We describe the clinicopathological features of gastrointestinal autonomic nerve tumours in nine patients where the diagnosis was confirmed by electronmicroscopy. Most patients presented with abdominal pain. At laparotomy, large intra‐abdominal tumour masses were found which tended to be cystic and haemorrhagic. The predominant histological patterns were nests, sheets and fascicles of spindle and epithelioid cells. Immunohistochemistry showed positive staining for neuron specific enolase (9/9), PGP 9.5 (9/9), NKI/C3 (7/9), vimentin (7/9), α‐smooth muscle actin (5/9), vasoactive intestinal peptide (3/9) and CD34/QBend10 (2/9). Grimelius staining was positive in two of nine cases. All tumours were negative for CAM 5.2, chromogranin, synaptophysin, Leu 7, neurofilament protein, muscle‐specific actin (HHF‐35) and desmin (D33). Ultrastructural examination showed cellular processes and dense‐core granules in all cases. Three tumours had microtubules and/or intermediate filaments, particularly in cell processes. Skeinoid fibres were seen in three cases. No convincing synapses or small (synaptic‐type) vesicles were identified. There was no evidence of epithelial, smooth muscle or nerve sheath differentiation.

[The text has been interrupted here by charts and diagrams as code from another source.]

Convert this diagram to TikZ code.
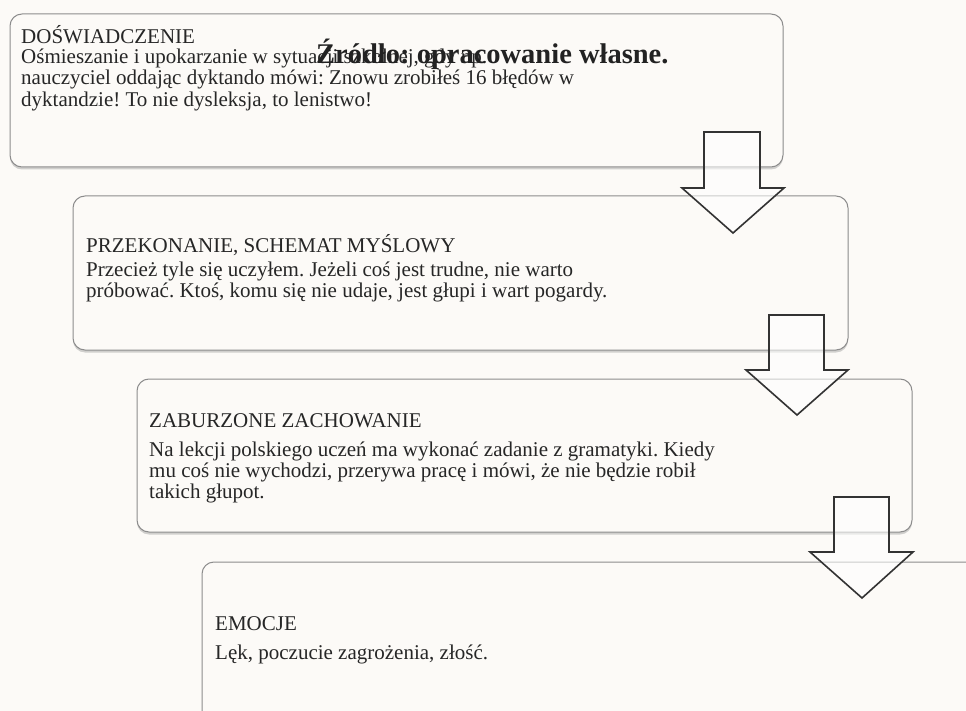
\documentclass[tikz,border=0pt]{standalone}
\usepackage{fontspec}
\setmainfont{Liberation Serif}
\usetikzlibrary{shadows}
\definecolor{bg}{HTML}{FCFAF7}
\definecolor{boxline}{HTML}{8C8C8C}
\definecolor{txt}{HTML}{262626}
\definecolor{arrowline}{HTML}{333333}
\tikzset{
  stagebox/.style={draw=boxline, line width=1pt, fill=bg, rounded corners=12pt,
    drop shadow={opacity=0.35, shadow xshift=0pt, shadow yshift=-2.5pt}},
  ttl/.style={anchor=base west, inner sep=0pt, text=txt, font=\fontsize{21}{21}\selectfont},
  bodytxt/.style={anchor=base west, inner sep=0pt, text=txt, font=\fontsize{21}{21}\selectfont},
  blockarrow/.style={draw=arrowline, line width=1.6pt, fill=white, fill opacity=0.55, line join=miter},
}
\frenchspacing
\begin{document}
\begin{tikzpicture}[x=1pt,y=-1pt]
\useasboundingbox (0,0) rectangle (966,711);
\fill[bg] (0,0) rectangle (966,711);
\clip (0,0) rectangle (966,711);

% boxes
\path[stagebox] (10,14) rectangle (783,167);
\coordinate (b1) at (10,14);
\path[stagebox] (73,196) rectangle (848,350);
\coordinate (b2) at (73,196);
\path[stagebox] (137,379) rectangle (912,532);
\coordinate (b3) at (137,379);
\path[stagebox] (202,562) rectangle (1000,760);
\coordinate (b4) at (202,562);

% texts
\node[ttl] (t1) at (21,44) {DOŚWIADCZENIE};
\node[bodytxt] (d1a) at (21,63.5) {Ośmieszanie i upokarzanie w sytuacji szkolnej, gdy np.};
\node[bodytxt] (d1b) at (21,85) {nauczyciel oddając dyktando mówi: Znowu zrobiłeś 16 błędów w};
\node[bodytxt] (d1c) at (21,106.3) {dyktandzie! To nie dysleksja, to lenistwo!};
\node[anchor=base west, inner sep=0pt, text=txt!90!black, font=\bfseries\fontsize{28.5}{30}\selectfont] (src) at (316,64) {Źródło: opracowanie własne.};

\node[ttl] (t2) at (86,253) {PRZEKONANIE, SCHEMAT MYŚLOWY};
\node[bodytxt] (d2a) at (86,276.5) {Przecież tyle się uczyłem. Jeżeli coś jest trudne, nie warto};
\node[bodytxt] (d2b) at (86,297.5) {próbować. Ktoś, komu się nie udaje, jest głupi i wart pogardy.};

\node[ttl] (t3) at (149,427) {ZABURZONE ZACHOWANIE};
\node[bodytxt] (d3a) at (149,456) {Na lekcji polskiego uczeń ma wykonać zadanie z gramatyki. Kiedy};
\node[bodytxt] (d3b) at (149,477) {mu coś nie wychodzi, przerywa pracę i mówi, że nie będzie robił};
\node[bodytxt] (d3c) at (149,498) {takich głupot.};

\node[ttl] (t4) at (215,630) {EMOCJE};
\node[bodytxt] (d4) at (215,659) {Lęk, poczucie zagrożenia, złość.};

% block arrows
\path[blockarrow] (704,132) -- (760,132) -- (760,188) -- (784,188) -- (733,233) -- (682,188) -- (704,188) -- cycle;
\path[blockarrow] (769,315) -- (824,315) -- (824,370) -- (848,370) -- (797,415) -- (746,370) -- (769,370) -- cycle;
\path[blockarrow] (834,497) -- (889,497) -- (889,552) -- (913,552) -- (862,598) -- (810,552) -- (834,552) -- cycle;
\end{tikzpicture}
\end{document}
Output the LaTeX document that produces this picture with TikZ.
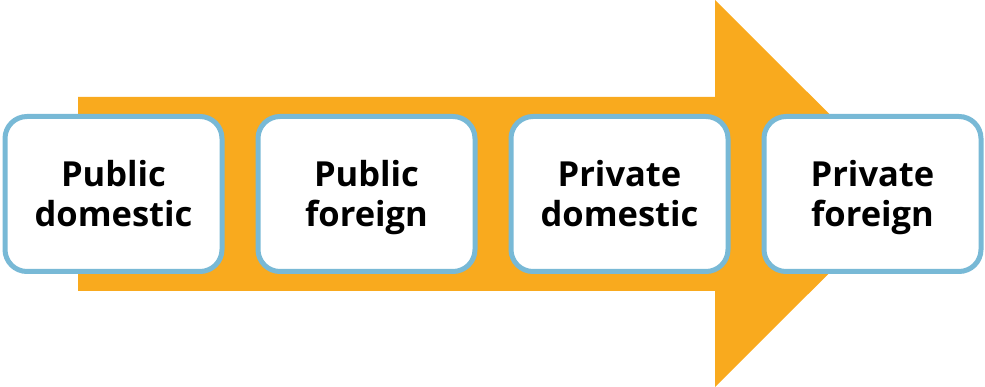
\documentclass[tikz,border=0pt]{standalone}
\usepackage{fontspec}
\setmainfont{Open Sans}
\usetikzlibrary{positioning}
\definecolor{arroworange}{RGB}{249,170,30}
\definecolor{boxblue}{RGB}{120,185,214}
\begin{document}
\begin{tikzpicture}[x=1pt,y=-1pt]
  \tikzset{Stage/.style={rectangle, draw=boxblue, fill=white, line width=5pt, rounded corners=22pt,
      minimum width=217pt, minimum height=155pt, align=center, text height=75pt, text depth=9pt,
      font=\fontsize{34.5}{40}\selectfont\bfseries}};
  \useasboundingbox (0,0) rectangle (985,387);
  % big arrow behind the boxes
  \fill[arroworange] (78,97) -- (715,97) -- (715,0) -- (909,193.5) -- (715,387) -- (715,291) -- (78,291) -- cycle;
  \node[Stage] (pubdom) at (113.5,194) {Public\\domestic};
  \node[Stage][right=31pt of pubdom] (pubfor) {Public\\foreign};
  \node[Stage][right=31pt of pubfor] (privdom) {Private\\domestic};
  \node[Stage][right=31pt of privdom] (privfor) {Private\\foreign};
\end{tikzpicture}
\end{document}
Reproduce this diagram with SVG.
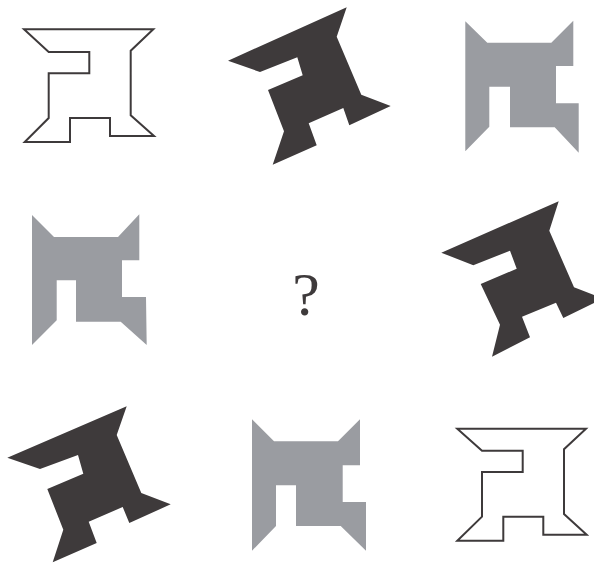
<svg xmlns="http://www.w3.org/2000/svg" width="594" height="565" viewBox="0 0 594 565">
<style>
.outline{fill:#ffffff;stroke:#3e3a3b;stroke-width:2;stroke-linejoin:miter}
.dark{fill:#3e3a3b}
.gray{fill:#9a9ca1}
.q{font-family:"Liberation Serif","DejaVu Serif",serif;font-size:62px;fill:#3e3a3b}
</style>
<rect width="594" height="565" fill="#ffffff"/>
<g id="shape-r1c1">
<polygon class="outline" points="24,29.3 153.3,29.3 130.7,50.7 130.7,115.3 154,136 110,136 110,118 70,118 70,142 24.7,142 48.7,118 48.7,73.3 89.3,73.3 89.3,52 48.7,52"/>
</g>
<g id="shape-r1c2">
<polygon class="dark" points="228,60.7 346.7,7.3 336.7,36.7 361.3,94.7 390.7,106 349.3,125.3 343.3,108 308.7,123.3 316.7,145.3 272.7,164.7 284,131.3 268,90 302.7,75.3 297.3,57.3 260,72"/>
</g>
<g id="shape-r1c3">
<polygon class="gray" points="465.3,21.3 487.3,42.7 551.3,42.7 573.3,20.7 573.3,66 556,66 556,103.3 578.7,103.3 578.7,152.7 554.7,127.3 510,127.3 510,86.7 489.3,86.7 489.3,126.7 465.3,151.3"/>
</g>
<g id="shape-r2c1">
<polygon class="gray" points="32,215 54,237 118,237 139.3,214.3 139.3,260.3 122,260.3 122,297 146,297 146.7,345 120.7,321.7 76,321.7 76,280.3 56.7,280.3 56.7,320.3 32,345"/>
</g>
<g id="question">
<text class="q" x="306" y="315" text-anchor="middle">?</text>
</g>
<g id="shape-r2c3">
<polygon class="dark" points="441.3,252.7 558.7,201.3 549.3,230.7 574,287.3 603,298.5 563.3,318 556,302.7 522,316.7 530,337.3 492,356.7 500,324.7 480.7,284 516.7,268.7 510,250.7 473.3,265.3"/>
</g>
<g id="shape-r3c1">
<polygon class="dark" points="7.3,457.7 126.7,406.3 116.7,435 141.3,493 170.7,504.3 129.3,523 122.7,507 88.7,521.7 96.7,543 52.7,562.3 63.3,529.7 47.3,489 83.3,473.7 78,455 40,469"/>
</g>
<g id="shape-r3c2">
<polygon class="gray" points="252,419.3 274,441.3 338,441.3 360,419.3 360,465.3 342.7,465.3 342.7,502 366,502 366,550.7 340.7,526 296,526 296,485.3 276,485.3 276,526 252,550.7"/>
</g>
<g id="shape-r3c3">
<polygon class="outline" points="457.3,428.7 586,428.7 564,449.3 564,514 586.7,534.7 543.3,534.7 543.3,516.7 503.3,516.7 503.3,540.7 457.3,540.7 482,516.7 482,472 522.7,472 522.7,450.7 482,450.7"/>
</g>
<g id="connectors"></g>
</svg>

Two patients died due to tumour, two died of unknown causes and the remainder are alive 2–44 months after presentation. Four of the five survivors have recurrent/residual intra‐abdominal tumour. So‐called gastrointestinal autonomic nerve tumours are apparently slow‐growing malignant tumours showing neuronal differentiation. Four cases arose in the mesentery/retroperitoneum or omentum rather than bowel wall and therefore a more appropriate nomenclature might be intra‐abdominal stromal tumour with neuronal differentiation.